LGBT Youth Conference prepares hundreds to change their schoolsAround the Nation, Online Only, Top Highlights Monday, December 16th, 2013
SAN FRANCISCO, – Hundreds of California students joined together Dec. 14 with the goal of ensuring all youth, including lesbian, gay, bisexual, and transgender youth, have the opportunity to succeed in school. The 9th annual Youth Empowerment Summit (YES), hosted by the Gay-Straight Alliance Network of California and planned and led by youth, drew high school and middle school students from across the state for a day of skills-building workshops, a resource fair, and a keynote youth panel discussing educational justice.
“An extension of the Gay-Straight Alliance movement seen on campuses, the Youth Empowerment Summit opens a dialogue around the pervasive concerns of all LGBTQIA youth: justice and advocacy,” said Lara Loesel, a 17-year-old Oak Ridge High School student who helped organize the GSA Network event. “YES is an opportunity for queer youth like myself to harness our power and to inspire the changes we desperately need in our schools.”
The 2013 Youth Empowerment Summit covered issues ranging from starting a GSA to implementing California’s School Success and Opportunity Act, the new law going into effect on January 1st.

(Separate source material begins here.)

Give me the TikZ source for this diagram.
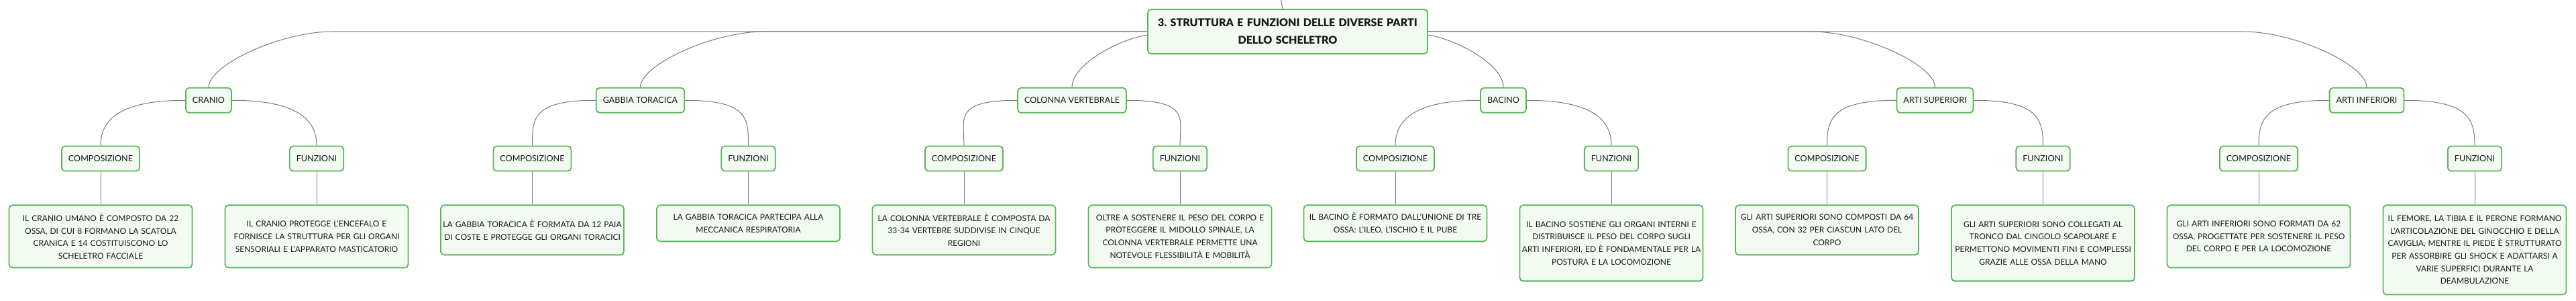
\documentclass[tikz,border=0pt]{standalone}
\usepackage{fontspec}
\setmainfont{Lato}
\newfontfamily\latonero{Lato Black}
\frenchspacing
\usetikzlibrary{positioning,calc}
\definecolor{bordoverde}{RGB}{92,180,92}
\definecolor{fondoverde}{RGB}{242,250,242}
\definecolor{grigiolinea}{RGB}{120,120,120}
\definecolor{testo}{RGB}{25,25,25}
\tikzset{
    radice/.style={
           rectangle, rounded corners=5pt,
           draw=bordoverde, line width=1.8pt,
           fill=fondoverde, text=testo,
           minimum height=66pt,
           inner xsep=6pt,
           text width=405pt, align=center,
           font=\fontsize{16}{25.7}\selectfont\latonero},
    ramo/.style={
           rectangle, rounded corners=5pt,
           draw=bordoverde, line width=1.8pt,
           fill=fondoverde, text=testo,
           minimum height=37pt,
           inner xsep=10pt,
           font=\fontsize{12.6}{15}\selectfont},
    foglia/.style={
           rectangle, rounded corners=5pt,
           draw=bordoverde, line width=1.8pt,
           fill=fondoverde, text=testo,
           inner xsep=1pt,
           text width=271pt, align=center,
           font=\fontsize{12}{18.7}\selectfont},
    linea/.style={
           draw=grigiolinea,
           line width=1pt}
}
\begin{document}
\begin{tikzpicture}[x=1pt, y=1pt]
        \useasboundingbox (0,0) rectangle (3840,447);
        \coordinate (sopra) at (1909,449);
        \node[radice] (scheletro) at (1919.5,400) {3. STRUTTURA E FUNZIONI DELLE DIVERSE PARTI\\DELLO SCHELETRO};
        \node[ramo, below=49pt of scheletro, xshift=-1608.5pt] (cranio) {CRANIO};
        \node[ramo, below=49pt of scheletro, xshift=-965pt] (gabbia) {GABBIA TORACICA};
        \node[ramo, below=49pt of scheletro, xshift=-321.5pt] (colonna) {COLONNA VERTEBRALE};
        \node[ramo, below=49pt of scheletro, xshift=321.5pt] (bacino) {BACINO};
        \node[ramo, below=49pt of scheletro, xshift=965pt] (artisup) {ARTI SUPERIORI};
        \node[ramo, below=49pt of scheletro, xshift=1608.5pt] (artinf) {ARTI INFERIORI};

        \node[ramo, below=48pt of cranio, xshift=-161pt] (cranioC) {COMPOSIZIONE};
        \node[ramo, below=48pt of cranio, xshift=161pt] (cranioF) {FUNZIONI};
        \node[ramo, below=48pt of gabbia, xshift=-161pt] (gabbiaC) {COMPOSIZIONE};
        \node[ramo, below=48pt of gabbia, xshift=161pt] (gabbiaF) {FUNZIONI};
        \node[ramo, below=48pt of colonna, xshift=-161pt] (colonnaC) {COMPOSIZIONE};
        \node[ramo, below=48pt of colonna, xshift=161pt] (colonnaF) {FUNZIONI};
        \node[ramo, below=48pt of bacino, xshift=-161pt] (bacinoC) {COMPOSIZIONE};
        \node[ramo, below=48pt of bacino, xshift=161pt] (bacinoF) {FUNZIONI};
        \node[ramo, below=48pt of artisup, xshift=-161pt] (artisupC) {COMPOSIZIONE};
        \node[ramo, below=48pt of artisup, xshift=161pt] (artisupF) {FUNZIONI};
        \node[ramo, below=48pt of artinf, xshift=-161pt] (artinfC) {COMPOSIZIONE};
        \node[ramo, below=48pt of artinf, xshift=161pt] (artinfF) {FUNZIONI};

        \node[foglia, below=49pt of cranioC, minimum height=93pt] (cranioCt) {IL CRANIO UMANO È COMPOSTO DA 22\\OSSA, DI CUI 8 FORMANO LA SCATOLA\\CRANICA E 14 COSTITUISCONO LO\\SCHELETRO FACCIALE};
        \node[foglia, below=49pt of cranioF, minimum height=93pt] (cranioFt) {IL CRANIO PROTEGGE L’ENCEFALO E\\FORNISCE LA STRUTTURA PER GLI ORGANI\\SENSORIALI E L’APPARATO MASTICATORIO};
        \node[foglia, below=49pt of gabbiaC, minimum height=74pt] (gabbiaCt) {LA GABBIA TORACICA È FORMATA DA 12 PAIA\\DI COSTE E PROTEGGE GLI ORGANI TORACICI};
        \node[foglia, below=49pt of gabbiaF, minimum height=54pt] (gabbiaFt) {LA GABBIA TORACICA PARTECIPA ALLA\\MECCANICA RESPIRATORIA};
        \node[foglia, below=49pt of colonnaC, minimum height=74pt] (colonnaCt) {LA COLONNA VERTEBRALE È COMPOSTA DA\\33-34 VERTEBRE SUDDIVISE IN CINQUE\\REGIONI};
        \node[foglia, below=49pt of colonnaF, minimum height=93pt] (colonnaFt) {OLTRE A SOSTENERE IL PESO DEL CORPO E\\PROTEGGERE IL MIDOLLO SPINALE, LA\\COLONNA VERTEBRALE PERMETTE UNA\\NOTEVOLE FLESSIBILITÀ E MOBILITÀ};
        \node[foglia, below=49pt of bacinoC, minimum height=54pt] (bacinoCt) {IL BACINO È FORMATO DALL’UNIONE DI TRE\\OSSA: L’ILEO, L’ISCHIO E IL PUBE};
        \node[foglia, below=49pt of bacinoF, minimum height=113pt] (bacinoFt) {IL BACINO SOSTIENE GLI ORGANI INTERNI E\\DISTRIBUISCE IL PESO DEL CORPO SUGLI\\ARTI INFERIORI, ED È FONDAMENTALE PER LA\\POSTURA E LA LOCOMOZIONE};
        \node[foglia, below=49pt of artisupC, minimum height=74pt] (artisupCt) {GLI ARTI SUPERIORI SONO COMPOSTI DA 64\\OSSA, CON 32 PER CIASCUN LATO DEL\\CORPO};
        \node[foglia, below=49pt of artisupF, minimum height=113pt] (artisupFt) {GLI ARTI SUPERIORI SONO COLLEGATI AL\\TRONCO DAL CINGOLO SCAPOLARE E\\PERMETTONO MOVIMENTI FINI E COMPLESSI\\GRAZIE ALLE OSSA DELLA MANO};
        \node[foglia, below=49pt of artinfC, minimum height=93pt] (artinfCt) {GLI ARTI INFERIORI SONO FORMATI DA 62\\OSSA, PROGETTATE PER SOSTENERE IL PESO\\DEL CORPO E PER LA LOCOMOZIONE};
        \node[foglia, below=49pt of artinfF, minimum height=133pt] (artinfFt) {IL FEMORE, LA TIBIA E IL PERONE FORMANO\\L’ARTICOLAZIONE DEL GINOCCHIO E DELLA\\CAVIGLIA, MENTRE IL PIEDE È STRUTTURATO\\PER ASSORBIRE GLI SHOCK E ADATTARSI A\\VARIE SUPERFICI DURANTE LA\\DEAMBULAZIONE};

        \draw[linea] (sopra) -- (scheletro);
        \draw[linea] (scheletro.west) -- ($(scheletro.west -| cranio.north)+(185,0)$) .. controls +(-78,0) and +(0,33) .. (cranio.north);
        \draw[linea] (scheletro.west) -- ($(scheletro.west -| gabbia.north)+(185,0)$) .. controls +(-78,0) and +(0,33) .. (gabbia.north);
        \draw[linea] ($(scheletro.west)+(0,-5)$) .. controls +(-40,-6) and +(0,35) .. (colonna.north);
        \draw[linea] ($(scheletro.east)+(0,-5)$) .. controls +(40,-6) and +(0,35) .. (bacino.north);
        \draw[linea] (scheletro.east) -- ($(scheletro.east -| artisup.north)+(-185,0)$) .. controls +(78,0) and +(0,33) .. (artisup.north);
        \draw[linea] (scheletro.east) -- ($(scheletro.east -| artinf.north)+(-185,0)$) .. controls +(78,0) and +(0,33) .. (artinf.north);

        \foreach \p in {cranio,gabbia,colonna,bacino,artisup,artinf}{
            \draw[linea] (\p.west) .. controls +(-95,0) and +(0,40) .. (\p C.north);
            \draw[linea] (\p.east) .. controls +(95,0) and +(0,40) .. (\p F.north);
            \draw[linea] (\p C) -- (\p Ct);
            \draw[linea] (\p F) -- (\p Ft);
        }
    \end{tikzpicture}
\end{document}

This law ensures transgender youth have the same opportunity to fully participate in school and graduate as their peers.
“Whether it’s starting GSA clubs on their campuses, passing and implementing laws like the School Success and Opportunity Act, or coming to conferences like the Youth Empowerment Summit, GSA student leaders are determined to keep pushing until all young people have the chance to succeed,” said Carolyn Laub, Founder and Executive Director of Gay-Straight Alliance Network, which operates the GSA Network of California.

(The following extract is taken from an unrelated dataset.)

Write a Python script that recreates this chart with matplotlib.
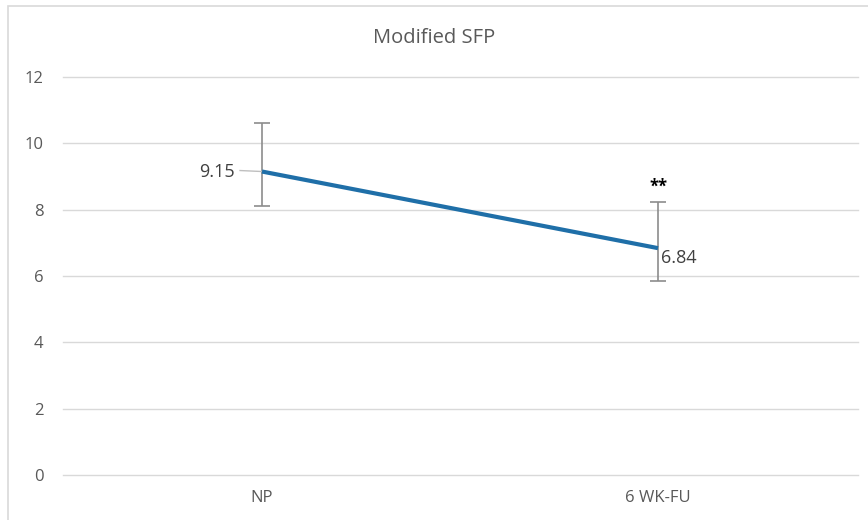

Youth and adult allies chose from 45 workshops, including: “LGBTQ Students: Know Your Rights;” “LGBT Sports: Locker Room to Olympics;” and “How to Have a Kick-Ass GSA.” The keynote panel featured youth voices discussing educational justice for youth of color, LGBT youth, low-income youth, and youth with disabilities. Last year’s Youth Empowerment Summit drew over 700 participants.